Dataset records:
|---|

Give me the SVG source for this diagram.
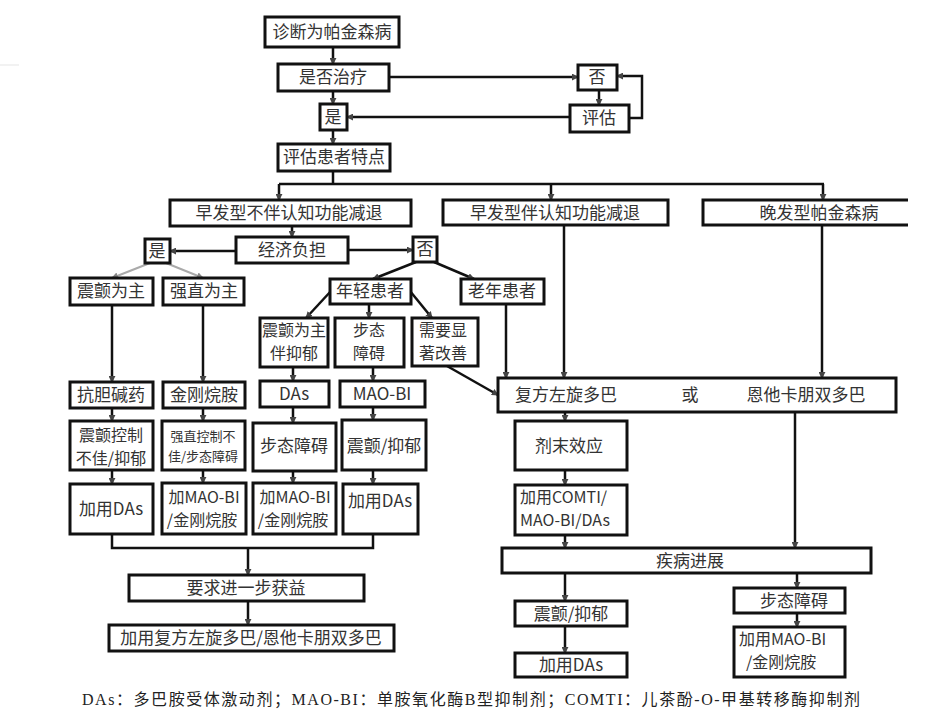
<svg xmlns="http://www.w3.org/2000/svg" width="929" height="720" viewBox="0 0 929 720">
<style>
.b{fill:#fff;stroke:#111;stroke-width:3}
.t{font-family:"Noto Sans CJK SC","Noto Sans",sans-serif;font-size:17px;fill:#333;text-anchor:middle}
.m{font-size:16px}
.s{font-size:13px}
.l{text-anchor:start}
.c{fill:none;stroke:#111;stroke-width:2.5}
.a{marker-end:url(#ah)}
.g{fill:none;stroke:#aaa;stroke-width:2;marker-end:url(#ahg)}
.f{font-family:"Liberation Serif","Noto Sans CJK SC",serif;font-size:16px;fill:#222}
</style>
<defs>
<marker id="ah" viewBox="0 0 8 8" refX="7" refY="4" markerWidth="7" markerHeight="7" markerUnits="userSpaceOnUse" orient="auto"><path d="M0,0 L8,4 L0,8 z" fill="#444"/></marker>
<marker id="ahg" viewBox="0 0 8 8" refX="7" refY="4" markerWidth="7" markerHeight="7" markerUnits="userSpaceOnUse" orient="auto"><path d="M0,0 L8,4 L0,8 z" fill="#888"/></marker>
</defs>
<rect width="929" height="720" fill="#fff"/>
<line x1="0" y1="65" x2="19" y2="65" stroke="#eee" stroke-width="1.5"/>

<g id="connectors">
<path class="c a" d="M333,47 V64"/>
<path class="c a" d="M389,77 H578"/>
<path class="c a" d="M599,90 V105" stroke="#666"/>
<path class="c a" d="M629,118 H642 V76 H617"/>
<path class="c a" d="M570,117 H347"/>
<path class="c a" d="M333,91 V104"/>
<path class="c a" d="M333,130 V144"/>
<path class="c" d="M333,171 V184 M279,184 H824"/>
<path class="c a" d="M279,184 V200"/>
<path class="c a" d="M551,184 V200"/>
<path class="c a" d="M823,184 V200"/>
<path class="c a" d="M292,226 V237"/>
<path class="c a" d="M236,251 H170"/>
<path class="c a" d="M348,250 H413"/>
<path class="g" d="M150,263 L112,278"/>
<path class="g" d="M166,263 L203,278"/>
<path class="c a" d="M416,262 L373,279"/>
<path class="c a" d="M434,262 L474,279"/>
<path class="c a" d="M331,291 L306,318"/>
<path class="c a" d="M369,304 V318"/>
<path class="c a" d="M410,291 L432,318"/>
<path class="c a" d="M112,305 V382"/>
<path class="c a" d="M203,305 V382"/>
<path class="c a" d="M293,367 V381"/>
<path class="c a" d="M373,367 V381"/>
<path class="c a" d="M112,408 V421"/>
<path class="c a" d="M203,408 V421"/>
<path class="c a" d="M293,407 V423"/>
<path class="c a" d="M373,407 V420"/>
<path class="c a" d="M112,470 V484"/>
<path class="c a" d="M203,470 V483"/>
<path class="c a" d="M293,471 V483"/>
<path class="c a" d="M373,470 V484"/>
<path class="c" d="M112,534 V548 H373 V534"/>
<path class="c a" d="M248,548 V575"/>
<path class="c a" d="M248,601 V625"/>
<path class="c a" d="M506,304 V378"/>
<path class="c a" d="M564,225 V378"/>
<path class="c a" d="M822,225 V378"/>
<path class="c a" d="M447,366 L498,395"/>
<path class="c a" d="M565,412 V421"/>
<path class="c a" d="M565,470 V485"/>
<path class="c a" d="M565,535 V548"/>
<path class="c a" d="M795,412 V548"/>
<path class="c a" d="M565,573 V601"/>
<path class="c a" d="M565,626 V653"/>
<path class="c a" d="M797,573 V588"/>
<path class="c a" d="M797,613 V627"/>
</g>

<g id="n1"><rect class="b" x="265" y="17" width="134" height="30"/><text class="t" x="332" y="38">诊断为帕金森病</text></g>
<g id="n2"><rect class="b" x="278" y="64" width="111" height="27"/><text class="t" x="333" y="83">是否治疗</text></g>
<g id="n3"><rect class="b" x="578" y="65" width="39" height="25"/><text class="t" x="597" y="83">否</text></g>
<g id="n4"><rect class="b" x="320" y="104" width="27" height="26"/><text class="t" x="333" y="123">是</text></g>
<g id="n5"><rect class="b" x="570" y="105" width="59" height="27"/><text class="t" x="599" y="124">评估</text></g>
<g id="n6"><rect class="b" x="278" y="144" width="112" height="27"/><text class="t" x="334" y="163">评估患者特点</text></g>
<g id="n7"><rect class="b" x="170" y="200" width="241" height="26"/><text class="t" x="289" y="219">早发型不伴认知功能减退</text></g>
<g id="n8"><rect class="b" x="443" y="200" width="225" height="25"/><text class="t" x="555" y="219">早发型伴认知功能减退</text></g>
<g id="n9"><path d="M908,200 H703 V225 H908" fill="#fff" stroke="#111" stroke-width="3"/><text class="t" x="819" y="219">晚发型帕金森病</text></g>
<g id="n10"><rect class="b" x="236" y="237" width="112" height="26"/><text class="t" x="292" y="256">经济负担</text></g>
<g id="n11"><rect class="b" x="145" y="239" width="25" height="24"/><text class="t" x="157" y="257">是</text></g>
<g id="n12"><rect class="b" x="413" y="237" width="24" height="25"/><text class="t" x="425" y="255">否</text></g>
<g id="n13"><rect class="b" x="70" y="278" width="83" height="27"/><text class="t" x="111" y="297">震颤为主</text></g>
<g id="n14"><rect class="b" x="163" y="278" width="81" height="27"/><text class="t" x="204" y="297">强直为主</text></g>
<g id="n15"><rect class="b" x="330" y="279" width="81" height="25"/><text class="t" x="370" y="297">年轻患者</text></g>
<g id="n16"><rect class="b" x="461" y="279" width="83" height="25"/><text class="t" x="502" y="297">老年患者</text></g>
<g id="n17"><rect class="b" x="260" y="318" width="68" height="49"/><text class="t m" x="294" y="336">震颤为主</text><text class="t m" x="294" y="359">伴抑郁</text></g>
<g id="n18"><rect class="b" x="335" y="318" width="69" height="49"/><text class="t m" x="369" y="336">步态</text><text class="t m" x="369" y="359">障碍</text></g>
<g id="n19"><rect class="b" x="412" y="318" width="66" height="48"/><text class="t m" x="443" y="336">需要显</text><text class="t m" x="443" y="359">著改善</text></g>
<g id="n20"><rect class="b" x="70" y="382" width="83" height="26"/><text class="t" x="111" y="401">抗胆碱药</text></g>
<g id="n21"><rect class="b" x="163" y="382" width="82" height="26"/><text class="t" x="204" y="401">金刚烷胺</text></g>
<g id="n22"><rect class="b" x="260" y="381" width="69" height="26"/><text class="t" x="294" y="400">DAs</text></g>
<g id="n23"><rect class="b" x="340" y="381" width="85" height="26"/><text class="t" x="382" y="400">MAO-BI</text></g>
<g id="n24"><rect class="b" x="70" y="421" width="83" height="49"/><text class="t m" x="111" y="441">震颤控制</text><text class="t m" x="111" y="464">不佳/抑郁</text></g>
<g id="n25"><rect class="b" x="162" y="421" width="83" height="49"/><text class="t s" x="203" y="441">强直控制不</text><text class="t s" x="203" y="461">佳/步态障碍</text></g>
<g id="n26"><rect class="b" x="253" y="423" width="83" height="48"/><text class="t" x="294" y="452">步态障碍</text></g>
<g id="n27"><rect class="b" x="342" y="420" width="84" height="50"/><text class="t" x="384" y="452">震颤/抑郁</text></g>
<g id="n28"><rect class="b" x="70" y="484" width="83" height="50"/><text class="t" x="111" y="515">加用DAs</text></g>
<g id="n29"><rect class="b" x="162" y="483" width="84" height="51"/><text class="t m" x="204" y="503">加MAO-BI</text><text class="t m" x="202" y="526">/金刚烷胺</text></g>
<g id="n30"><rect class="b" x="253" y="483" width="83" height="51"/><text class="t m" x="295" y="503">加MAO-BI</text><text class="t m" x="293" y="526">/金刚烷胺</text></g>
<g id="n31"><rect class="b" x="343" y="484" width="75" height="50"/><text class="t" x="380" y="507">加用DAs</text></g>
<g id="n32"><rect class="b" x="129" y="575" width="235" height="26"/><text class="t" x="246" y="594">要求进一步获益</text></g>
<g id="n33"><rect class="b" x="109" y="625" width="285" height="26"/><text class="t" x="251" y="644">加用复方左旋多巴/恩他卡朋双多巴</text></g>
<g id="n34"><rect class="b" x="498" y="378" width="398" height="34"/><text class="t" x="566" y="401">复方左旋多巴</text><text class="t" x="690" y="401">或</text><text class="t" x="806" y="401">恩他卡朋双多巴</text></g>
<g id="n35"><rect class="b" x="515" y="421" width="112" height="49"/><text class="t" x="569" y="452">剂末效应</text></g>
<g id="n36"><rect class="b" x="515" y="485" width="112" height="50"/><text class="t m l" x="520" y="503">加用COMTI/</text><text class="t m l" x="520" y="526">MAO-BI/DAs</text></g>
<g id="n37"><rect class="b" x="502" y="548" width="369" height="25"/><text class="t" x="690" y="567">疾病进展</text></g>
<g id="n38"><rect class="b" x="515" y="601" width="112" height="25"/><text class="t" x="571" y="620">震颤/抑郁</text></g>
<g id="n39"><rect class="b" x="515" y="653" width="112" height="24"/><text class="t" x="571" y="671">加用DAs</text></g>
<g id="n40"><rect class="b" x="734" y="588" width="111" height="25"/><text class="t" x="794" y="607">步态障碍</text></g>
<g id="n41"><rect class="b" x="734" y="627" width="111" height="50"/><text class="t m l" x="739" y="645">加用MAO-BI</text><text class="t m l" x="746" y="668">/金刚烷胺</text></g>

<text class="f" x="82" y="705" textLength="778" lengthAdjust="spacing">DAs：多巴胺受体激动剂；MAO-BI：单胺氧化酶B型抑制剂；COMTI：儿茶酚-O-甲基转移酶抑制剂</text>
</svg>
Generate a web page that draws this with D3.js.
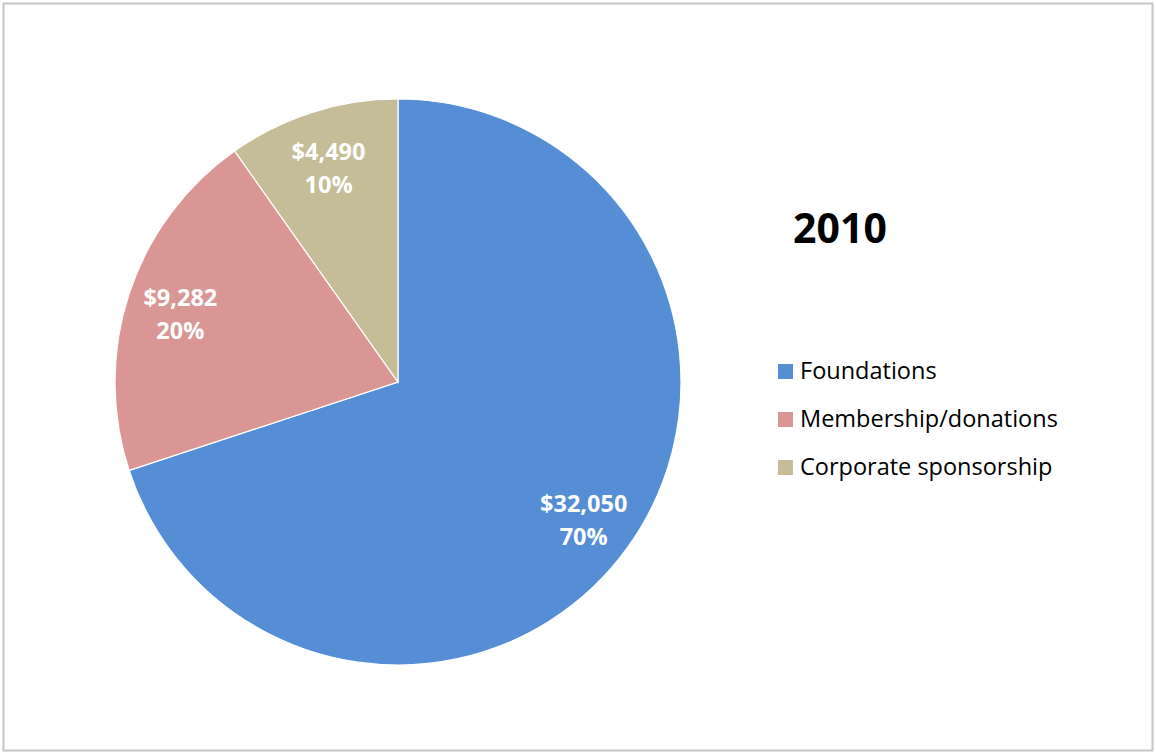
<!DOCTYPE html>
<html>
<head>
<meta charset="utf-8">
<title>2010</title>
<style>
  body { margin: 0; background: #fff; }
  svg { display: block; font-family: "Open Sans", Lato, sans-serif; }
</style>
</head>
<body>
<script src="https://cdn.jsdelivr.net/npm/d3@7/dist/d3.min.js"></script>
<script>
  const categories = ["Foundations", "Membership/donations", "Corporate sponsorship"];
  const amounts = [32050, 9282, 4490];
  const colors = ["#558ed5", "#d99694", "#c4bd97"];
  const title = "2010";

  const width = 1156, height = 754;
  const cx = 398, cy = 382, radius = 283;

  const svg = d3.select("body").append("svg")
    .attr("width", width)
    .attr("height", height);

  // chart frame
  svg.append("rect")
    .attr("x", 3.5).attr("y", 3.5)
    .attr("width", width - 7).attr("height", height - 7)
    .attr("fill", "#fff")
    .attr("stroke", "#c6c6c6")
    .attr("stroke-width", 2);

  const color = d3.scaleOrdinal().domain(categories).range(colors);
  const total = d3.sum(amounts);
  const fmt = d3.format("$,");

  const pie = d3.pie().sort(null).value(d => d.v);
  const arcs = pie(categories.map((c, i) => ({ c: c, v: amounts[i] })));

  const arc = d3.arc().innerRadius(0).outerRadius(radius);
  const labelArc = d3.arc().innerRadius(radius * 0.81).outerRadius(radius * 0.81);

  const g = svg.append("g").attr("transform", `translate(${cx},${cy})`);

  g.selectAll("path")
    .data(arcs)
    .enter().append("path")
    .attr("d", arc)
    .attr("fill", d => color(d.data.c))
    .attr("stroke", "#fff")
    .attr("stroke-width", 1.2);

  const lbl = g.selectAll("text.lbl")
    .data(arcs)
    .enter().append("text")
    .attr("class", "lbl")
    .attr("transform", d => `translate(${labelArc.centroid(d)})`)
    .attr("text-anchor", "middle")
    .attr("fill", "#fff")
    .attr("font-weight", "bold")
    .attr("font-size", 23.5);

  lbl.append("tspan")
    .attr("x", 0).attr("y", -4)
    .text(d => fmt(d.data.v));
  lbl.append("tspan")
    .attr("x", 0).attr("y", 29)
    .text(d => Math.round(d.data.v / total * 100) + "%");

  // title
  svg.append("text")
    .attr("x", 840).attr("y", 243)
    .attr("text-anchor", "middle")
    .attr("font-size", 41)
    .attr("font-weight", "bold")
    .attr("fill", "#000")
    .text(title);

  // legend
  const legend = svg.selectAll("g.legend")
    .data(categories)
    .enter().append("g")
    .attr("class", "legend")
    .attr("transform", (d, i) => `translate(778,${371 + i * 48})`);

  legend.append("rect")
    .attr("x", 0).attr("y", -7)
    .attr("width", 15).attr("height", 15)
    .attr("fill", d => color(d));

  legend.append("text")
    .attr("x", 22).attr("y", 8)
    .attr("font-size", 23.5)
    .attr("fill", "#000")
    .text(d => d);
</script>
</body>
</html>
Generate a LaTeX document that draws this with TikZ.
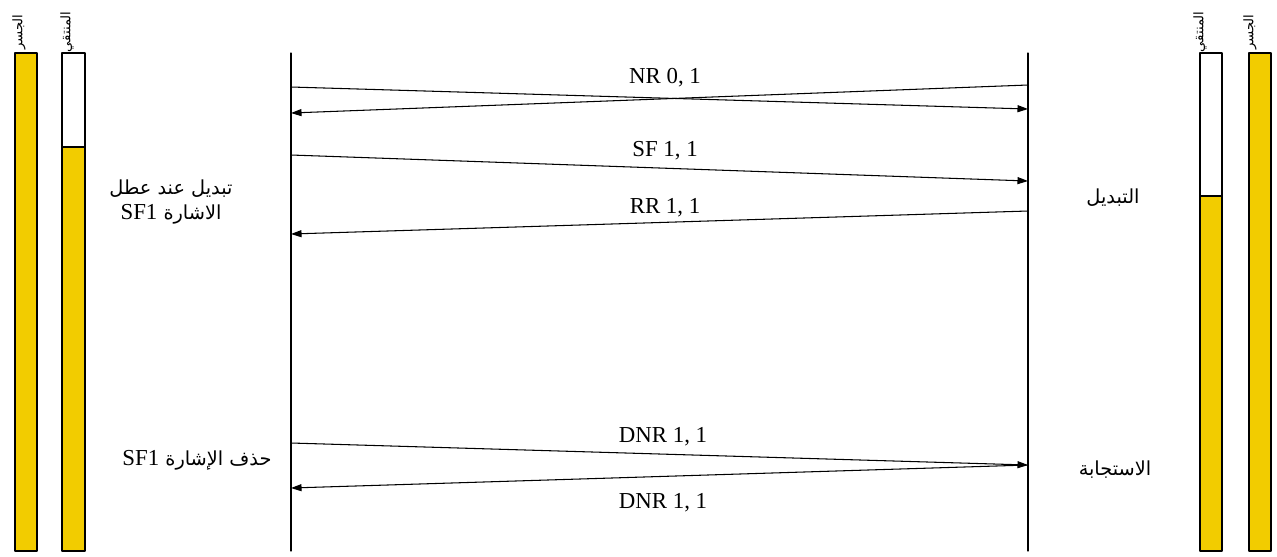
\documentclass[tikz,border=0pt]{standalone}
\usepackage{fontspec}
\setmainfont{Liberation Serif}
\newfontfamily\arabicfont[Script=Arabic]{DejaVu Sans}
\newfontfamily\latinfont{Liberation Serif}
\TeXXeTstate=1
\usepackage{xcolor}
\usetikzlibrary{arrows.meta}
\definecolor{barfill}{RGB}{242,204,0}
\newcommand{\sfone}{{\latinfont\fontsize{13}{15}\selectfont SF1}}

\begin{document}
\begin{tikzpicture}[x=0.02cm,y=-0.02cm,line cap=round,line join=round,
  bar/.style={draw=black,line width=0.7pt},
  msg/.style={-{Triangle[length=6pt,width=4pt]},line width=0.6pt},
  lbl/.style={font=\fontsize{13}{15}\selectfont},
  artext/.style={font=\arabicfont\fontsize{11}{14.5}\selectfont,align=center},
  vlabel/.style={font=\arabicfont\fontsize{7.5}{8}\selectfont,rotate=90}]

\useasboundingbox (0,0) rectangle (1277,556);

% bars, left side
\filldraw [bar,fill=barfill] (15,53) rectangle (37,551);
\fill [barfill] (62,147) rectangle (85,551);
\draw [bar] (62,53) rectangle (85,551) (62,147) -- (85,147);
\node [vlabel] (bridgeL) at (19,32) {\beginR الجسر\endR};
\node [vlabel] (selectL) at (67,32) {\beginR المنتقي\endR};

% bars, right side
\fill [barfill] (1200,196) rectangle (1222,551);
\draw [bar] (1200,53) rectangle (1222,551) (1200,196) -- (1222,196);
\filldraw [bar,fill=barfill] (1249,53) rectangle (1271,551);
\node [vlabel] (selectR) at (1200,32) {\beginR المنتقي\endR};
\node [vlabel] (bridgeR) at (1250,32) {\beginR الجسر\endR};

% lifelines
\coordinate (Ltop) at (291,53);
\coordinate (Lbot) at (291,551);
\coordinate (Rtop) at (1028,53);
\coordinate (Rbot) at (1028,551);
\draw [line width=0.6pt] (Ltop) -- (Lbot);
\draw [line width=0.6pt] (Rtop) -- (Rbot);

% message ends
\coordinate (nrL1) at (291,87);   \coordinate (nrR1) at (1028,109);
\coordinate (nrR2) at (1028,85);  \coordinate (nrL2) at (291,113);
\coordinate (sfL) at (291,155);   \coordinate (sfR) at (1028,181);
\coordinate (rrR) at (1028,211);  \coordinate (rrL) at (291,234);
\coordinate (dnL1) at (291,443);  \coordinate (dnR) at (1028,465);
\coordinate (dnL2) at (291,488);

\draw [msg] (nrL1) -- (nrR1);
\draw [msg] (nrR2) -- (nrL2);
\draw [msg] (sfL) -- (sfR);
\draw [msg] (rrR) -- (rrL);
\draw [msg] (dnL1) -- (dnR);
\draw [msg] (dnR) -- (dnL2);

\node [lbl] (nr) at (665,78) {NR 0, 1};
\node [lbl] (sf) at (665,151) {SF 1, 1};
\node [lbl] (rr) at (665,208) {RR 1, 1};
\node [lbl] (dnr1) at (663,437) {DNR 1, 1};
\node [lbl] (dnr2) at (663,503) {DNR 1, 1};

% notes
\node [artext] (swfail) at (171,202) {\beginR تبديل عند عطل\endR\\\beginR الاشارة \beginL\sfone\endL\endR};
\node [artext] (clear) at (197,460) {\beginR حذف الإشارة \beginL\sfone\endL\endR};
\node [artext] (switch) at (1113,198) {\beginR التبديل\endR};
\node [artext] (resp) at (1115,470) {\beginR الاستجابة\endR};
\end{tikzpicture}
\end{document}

|---|

» **Instructions to follow**
Select and copy every line of the listing with the word "draws".

» **Problem solution**
Generate a web page that draws this with D3.js.
Generate a LaTeX document that draws this with TikZ.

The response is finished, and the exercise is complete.